U(PM)$^2$:Unsupervised polygon matching with pre-trained models for challenging stereo images
Chang Li, Xingtao Peng
TL;DR
U(PM)$^2$ presents a training-free polygon matching framework for stereo imagery that fuses pre-trained detectors with handcrafted geometric constraints. The pipeline comprises a SAM-based detector, a global matcher with a bidirectional-pyramid search and a deep-spectral factor, and a local matcher (LoJoGM) that uses the Hungarian algorithm to enforce robust polygon correspondences. It also introduces a discrete polygon-matching metric for GT-grounded evaluation.

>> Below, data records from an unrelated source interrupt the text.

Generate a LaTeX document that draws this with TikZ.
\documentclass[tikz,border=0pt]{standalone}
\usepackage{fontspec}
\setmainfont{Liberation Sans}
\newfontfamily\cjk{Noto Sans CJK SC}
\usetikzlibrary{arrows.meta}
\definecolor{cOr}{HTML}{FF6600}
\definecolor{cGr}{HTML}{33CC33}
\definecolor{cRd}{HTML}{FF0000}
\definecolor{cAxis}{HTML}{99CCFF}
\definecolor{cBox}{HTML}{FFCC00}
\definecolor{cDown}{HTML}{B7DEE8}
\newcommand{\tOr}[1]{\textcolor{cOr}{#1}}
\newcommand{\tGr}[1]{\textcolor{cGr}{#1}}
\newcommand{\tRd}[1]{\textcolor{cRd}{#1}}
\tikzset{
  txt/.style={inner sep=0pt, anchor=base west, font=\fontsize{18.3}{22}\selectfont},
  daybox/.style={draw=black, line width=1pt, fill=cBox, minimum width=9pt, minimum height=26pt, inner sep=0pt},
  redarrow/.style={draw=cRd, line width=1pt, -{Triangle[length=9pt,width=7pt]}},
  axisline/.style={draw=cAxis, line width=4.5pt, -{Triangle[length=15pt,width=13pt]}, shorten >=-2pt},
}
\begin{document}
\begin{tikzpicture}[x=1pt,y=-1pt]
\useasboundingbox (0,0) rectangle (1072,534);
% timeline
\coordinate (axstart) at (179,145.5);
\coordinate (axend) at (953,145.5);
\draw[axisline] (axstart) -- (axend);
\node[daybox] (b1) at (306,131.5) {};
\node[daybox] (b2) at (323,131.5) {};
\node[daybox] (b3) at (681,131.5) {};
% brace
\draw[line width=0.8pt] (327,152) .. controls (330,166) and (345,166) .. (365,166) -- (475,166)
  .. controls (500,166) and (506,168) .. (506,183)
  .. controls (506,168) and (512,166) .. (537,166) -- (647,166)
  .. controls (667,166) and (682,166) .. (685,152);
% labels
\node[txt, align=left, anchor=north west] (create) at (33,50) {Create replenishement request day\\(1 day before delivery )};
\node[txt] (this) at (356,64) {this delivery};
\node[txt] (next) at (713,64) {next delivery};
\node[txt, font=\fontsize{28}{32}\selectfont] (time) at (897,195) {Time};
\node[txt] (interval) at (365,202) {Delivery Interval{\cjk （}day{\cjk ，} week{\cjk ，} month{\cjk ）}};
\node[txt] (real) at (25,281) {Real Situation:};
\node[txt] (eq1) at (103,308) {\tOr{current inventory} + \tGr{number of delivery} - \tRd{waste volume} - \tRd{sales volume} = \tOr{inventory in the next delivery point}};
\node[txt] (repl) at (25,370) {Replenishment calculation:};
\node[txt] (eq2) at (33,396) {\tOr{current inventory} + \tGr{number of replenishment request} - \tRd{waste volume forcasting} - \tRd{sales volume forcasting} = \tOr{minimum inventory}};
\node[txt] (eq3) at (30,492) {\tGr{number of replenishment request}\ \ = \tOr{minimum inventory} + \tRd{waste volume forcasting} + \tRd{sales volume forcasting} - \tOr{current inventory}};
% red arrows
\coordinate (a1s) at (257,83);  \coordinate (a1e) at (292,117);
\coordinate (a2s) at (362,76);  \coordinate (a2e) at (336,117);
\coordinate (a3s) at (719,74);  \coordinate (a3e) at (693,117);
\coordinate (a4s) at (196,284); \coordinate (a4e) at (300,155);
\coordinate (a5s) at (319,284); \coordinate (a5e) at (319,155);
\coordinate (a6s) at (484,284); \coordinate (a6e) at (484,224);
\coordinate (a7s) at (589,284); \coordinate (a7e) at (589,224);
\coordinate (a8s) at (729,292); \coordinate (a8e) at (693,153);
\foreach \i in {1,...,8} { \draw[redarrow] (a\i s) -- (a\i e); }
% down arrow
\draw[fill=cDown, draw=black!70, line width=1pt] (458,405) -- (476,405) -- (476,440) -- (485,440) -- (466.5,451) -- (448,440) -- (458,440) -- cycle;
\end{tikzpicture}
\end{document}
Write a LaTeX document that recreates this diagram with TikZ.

The approach achieves state-of-the-art accuracy with competitive speed on SceneFlow and ScanNet while generalizing well to challenging imagery, demonstrating a practical, training-free solution for high-level scene understanding in applications like urban reconstruction and AR.
Abstract
Stereo image matching is a fundamental task in computer vision, photogrammetry and remote sensing, but there is an almost unexplored field, i.e., polygon matching, which faces the following challenges: disparity discontinuity, scale variation, training requirement, and generalization. To address the above-mentioned issues, this paper proposes a novel U(PM)$^2$: low-cost unsupervised polygon matching with pre-trained models by uniting automatically learned and handcrafted features, of which pipeline is as follows: firstly, the detector leverages the pre-trained segment anything model to obtain masks; then, the vectorizer converts the masks to polygons and graphic structure; secondly, the global matcher addresses challenges from global viewpoint changes and scale variation based on bidirectional-pyramid strategy with pre-trained LoFTR; finally, the local matcher further overcomes local disparity discontinuity and topology inconsistency of polygon matching by local-joint geometry and multi-feature matching strategy with Hungarian algorithm. We benchmark our U(PM)$^2$ on the ScanNet and SceneFlow datasets using our proposed new metric, which achieved state-of-the-art accuracy at a competitive speed and satisfactory generalization performance at low cost without any training requirement.